The exercise
Work out how many lines include "chart" and answer with that number only.

Information provided
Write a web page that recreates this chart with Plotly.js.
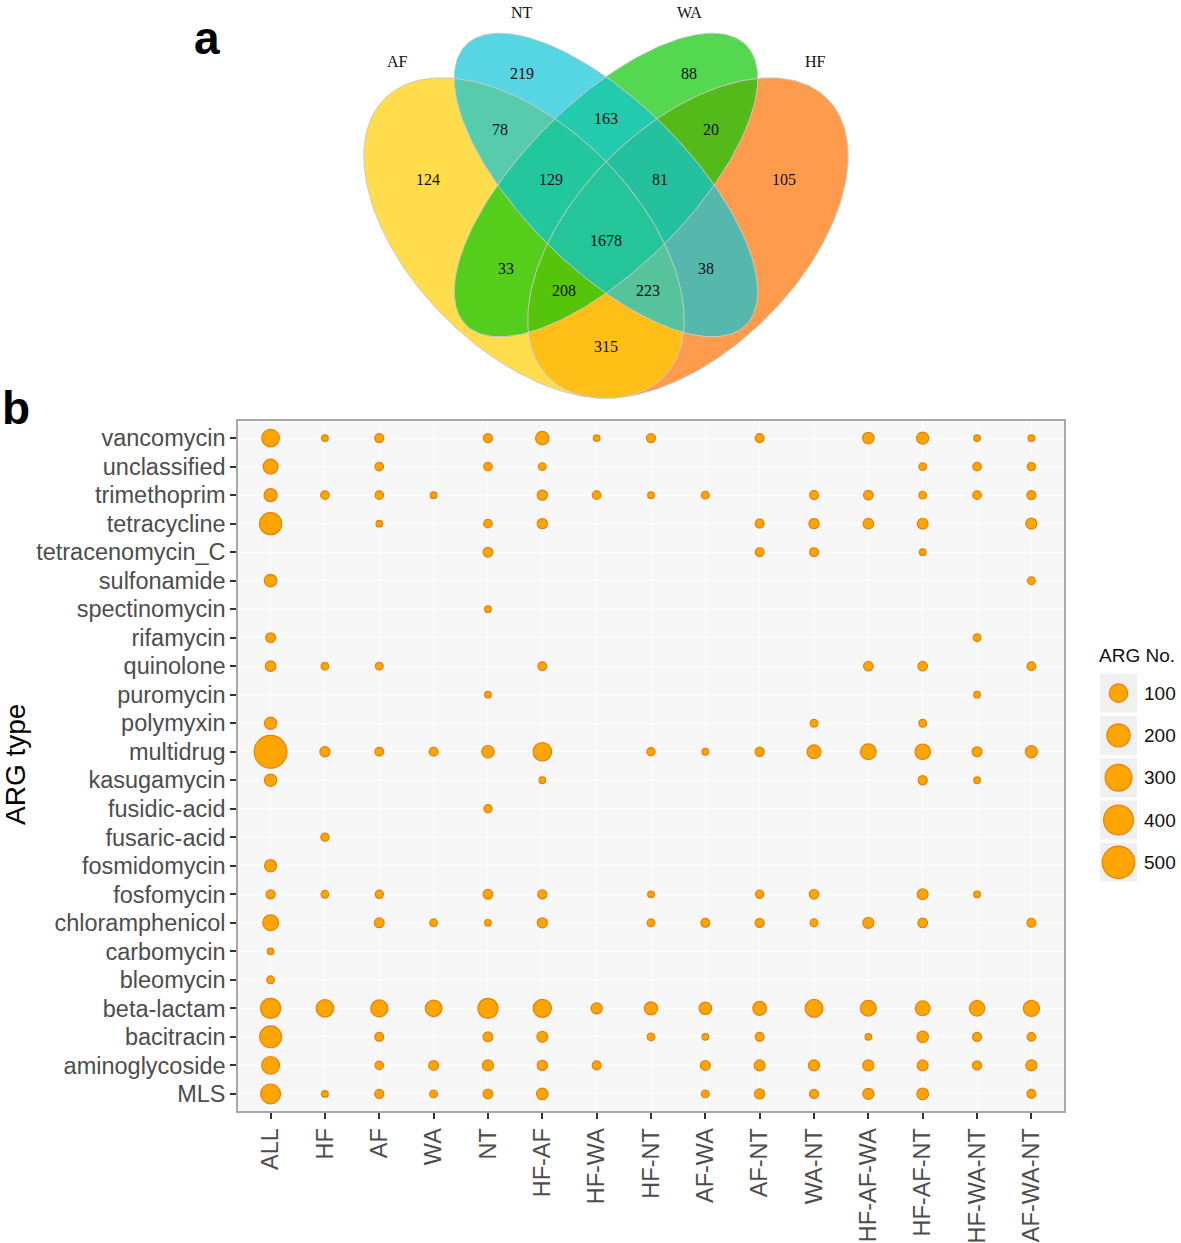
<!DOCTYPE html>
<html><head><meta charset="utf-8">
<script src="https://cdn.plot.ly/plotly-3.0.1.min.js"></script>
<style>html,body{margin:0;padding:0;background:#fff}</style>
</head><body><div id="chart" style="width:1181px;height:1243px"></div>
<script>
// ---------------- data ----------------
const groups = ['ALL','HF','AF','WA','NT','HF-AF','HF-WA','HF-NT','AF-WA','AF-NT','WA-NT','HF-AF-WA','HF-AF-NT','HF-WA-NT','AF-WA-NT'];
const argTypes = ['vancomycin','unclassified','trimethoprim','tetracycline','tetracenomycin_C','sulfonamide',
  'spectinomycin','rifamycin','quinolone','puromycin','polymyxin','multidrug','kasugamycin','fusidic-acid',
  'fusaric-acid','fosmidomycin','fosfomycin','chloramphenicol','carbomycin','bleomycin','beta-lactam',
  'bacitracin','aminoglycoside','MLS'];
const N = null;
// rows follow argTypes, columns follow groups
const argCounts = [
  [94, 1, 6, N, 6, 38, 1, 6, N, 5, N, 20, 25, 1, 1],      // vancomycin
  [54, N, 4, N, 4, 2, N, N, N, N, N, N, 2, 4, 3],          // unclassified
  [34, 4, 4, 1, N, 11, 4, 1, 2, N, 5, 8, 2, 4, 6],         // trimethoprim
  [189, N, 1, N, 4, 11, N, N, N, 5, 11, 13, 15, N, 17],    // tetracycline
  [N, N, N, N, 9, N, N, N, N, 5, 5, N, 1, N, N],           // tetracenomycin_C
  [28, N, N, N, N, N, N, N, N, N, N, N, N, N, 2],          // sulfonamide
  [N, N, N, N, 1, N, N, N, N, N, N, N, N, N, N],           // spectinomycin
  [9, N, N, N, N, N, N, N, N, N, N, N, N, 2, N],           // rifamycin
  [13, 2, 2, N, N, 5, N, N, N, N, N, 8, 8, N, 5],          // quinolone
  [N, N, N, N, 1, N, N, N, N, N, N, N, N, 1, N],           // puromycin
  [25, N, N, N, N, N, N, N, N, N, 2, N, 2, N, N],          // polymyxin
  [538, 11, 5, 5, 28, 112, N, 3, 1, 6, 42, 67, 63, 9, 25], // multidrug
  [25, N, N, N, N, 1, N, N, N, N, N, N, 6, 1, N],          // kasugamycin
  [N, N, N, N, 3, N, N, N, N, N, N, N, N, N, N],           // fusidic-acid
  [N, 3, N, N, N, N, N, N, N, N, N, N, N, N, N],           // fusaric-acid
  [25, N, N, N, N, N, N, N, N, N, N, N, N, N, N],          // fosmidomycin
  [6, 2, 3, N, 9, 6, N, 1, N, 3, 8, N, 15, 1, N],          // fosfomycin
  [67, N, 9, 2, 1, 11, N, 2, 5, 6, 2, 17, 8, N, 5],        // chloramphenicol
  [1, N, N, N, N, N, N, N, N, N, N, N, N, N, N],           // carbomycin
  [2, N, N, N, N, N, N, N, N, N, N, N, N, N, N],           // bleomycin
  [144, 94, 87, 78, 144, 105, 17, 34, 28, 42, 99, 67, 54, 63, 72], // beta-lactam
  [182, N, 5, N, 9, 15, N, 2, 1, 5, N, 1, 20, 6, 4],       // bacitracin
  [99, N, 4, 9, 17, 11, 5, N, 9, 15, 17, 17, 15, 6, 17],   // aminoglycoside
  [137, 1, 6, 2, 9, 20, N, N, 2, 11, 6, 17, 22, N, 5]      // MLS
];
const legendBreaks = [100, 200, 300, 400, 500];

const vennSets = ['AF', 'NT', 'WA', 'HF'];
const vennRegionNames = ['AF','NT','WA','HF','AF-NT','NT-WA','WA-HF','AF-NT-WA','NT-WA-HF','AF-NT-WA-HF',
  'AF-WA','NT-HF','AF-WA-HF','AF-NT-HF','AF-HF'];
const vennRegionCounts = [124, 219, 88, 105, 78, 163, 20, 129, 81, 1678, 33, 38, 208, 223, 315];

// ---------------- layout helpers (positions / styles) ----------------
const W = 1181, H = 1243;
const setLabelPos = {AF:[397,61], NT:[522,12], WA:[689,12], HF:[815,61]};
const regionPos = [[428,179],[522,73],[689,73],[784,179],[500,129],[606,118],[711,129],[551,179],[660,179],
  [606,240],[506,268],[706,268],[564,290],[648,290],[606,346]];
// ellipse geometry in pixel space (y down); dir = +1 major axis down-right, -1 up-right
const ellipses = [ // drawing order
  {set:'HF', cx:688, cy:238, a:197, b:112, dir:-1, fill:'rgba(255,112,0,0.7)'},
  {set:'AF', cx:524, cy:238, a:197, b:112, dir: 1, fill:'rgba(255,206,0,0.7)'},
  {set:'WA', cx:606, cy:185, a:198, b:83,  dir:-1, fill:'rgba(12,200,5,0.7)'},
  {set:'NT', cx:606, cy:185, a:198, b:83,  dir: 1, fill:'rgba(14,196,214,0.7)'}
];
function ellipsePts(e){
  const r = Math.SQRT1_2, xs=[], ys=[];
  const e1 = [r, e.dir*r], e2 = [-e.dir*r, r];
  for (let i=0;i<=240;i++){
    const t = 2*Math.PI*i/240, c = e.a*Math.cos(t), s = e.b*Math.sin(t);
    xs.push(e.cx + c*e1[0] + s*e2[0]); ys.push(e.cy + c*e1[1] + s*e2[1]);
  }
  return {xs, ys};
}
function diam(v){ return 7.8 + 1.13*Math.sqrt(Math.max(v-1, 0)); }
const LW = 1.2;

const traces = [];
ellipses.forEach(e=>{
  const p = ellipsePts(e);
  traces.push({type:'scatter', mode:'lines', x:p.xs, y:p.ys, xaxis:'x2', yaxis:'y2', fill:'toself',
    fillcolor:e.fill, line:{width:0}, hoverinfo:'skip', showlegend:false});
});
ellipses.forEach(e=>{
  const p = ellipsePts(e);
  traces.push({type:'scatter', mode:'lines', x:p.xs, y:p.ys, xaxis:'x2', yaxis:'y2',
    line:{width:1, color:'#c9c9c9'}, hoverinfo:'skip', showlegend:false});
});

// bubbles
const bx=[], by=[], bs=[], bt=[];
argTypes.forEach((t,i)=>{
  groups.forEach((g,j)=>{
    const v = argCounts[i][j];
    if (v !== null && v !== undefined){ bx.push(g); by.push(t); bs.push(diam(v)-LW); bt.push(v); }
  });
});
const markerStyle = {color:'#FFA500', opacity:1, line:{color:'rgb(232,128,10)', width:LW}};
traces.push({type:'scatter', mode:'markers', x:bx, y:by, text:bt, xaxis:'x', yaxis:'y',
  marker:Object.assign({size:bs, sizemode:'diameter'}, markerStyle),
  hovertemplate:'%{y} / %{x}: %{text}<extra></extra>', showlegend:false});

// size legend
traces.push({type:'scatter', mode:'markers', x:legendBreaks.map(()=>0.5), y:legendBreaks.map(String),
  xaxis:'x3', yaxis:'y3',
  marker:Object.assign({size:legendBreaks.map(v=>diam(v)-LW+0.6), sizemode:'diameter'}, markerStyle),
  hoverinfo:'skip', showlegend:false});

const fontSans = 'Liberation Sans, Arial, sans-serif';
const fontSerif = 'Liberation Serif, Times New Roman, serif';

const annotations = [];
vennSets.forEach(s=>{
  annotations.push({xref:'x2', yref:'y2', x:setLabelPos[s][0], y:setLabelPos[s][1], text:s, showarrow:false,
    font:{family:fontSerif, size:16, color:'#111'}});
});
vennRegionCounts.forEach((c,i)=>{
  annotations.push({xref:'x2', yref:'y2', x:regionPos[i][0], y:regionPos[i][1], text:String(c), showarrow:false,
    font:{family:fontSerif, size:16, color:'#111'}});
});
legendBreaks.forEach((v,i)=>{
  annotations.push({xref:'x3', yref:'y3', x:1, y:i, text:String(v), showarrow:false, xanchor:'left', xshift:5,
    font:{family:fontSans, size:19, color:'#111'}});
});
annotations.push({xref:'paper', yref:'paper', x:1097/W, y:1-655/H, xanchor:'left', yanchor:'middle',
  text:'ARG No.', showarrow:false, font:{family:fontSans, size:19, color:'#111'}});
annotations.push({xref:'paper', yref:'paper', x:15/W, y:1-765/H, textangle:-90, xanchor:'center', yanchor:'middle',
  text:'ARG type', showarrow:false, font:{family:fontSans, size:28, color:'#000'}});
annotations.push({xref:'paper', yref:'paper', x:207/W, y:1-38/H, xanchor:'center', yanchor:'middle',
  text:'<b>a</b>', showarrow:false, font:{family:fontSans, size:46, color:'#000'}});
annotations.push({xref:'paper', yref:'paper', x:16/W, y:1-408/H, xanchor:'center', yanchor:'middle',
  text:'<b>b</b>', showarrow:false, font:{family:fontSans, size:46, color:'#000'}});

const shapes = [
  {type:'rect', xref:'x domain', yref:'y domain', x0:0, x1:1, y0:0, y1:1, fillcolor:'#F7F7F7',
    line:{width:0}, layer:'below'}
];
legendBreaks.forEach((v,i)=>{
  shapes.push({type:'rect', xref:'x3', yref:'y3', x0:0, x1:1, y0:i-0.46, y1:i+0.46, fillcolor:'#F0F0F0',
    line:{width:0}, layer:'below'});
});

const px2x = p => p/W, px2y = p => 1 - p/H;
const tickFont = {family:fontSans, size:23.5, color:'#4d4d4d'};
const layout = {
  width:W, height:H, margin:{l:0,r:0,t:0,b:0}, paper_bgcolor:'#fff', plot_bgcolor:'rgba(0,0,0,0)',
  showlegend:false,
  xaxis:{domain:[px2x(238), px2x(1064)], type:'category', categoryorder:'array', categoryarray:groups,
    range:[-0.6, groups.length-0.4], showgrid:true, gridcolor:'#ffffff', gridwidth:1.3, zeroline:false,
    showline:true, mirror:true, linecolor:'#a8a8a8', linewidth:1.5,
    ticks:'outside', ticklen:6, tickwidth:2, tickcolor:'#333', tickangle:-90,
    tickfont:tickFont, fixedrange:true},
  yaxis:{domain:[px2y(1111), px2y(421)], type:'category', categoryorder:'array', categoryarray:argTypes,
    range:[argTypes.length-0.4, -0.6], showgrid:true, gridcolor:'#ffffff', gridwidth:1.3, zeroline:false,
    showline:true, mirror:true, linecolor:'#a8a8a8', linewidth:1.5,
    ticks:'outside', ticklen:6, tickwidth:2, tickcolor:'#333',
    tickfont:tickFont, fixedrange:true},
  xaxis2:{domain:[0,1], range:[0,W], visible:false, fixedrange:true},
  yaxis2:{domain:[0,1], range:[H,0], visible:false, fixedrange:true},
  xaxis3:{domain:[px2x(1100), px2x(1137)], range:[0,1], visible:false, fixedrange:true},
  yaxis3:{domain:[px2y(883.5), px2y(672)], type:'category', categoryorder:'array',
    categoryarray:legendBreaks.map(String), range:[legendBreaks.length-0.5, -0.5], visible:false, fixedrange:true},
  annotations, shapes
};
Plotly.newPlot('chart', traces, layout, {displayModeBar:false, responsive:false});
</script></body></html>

Result of this task
3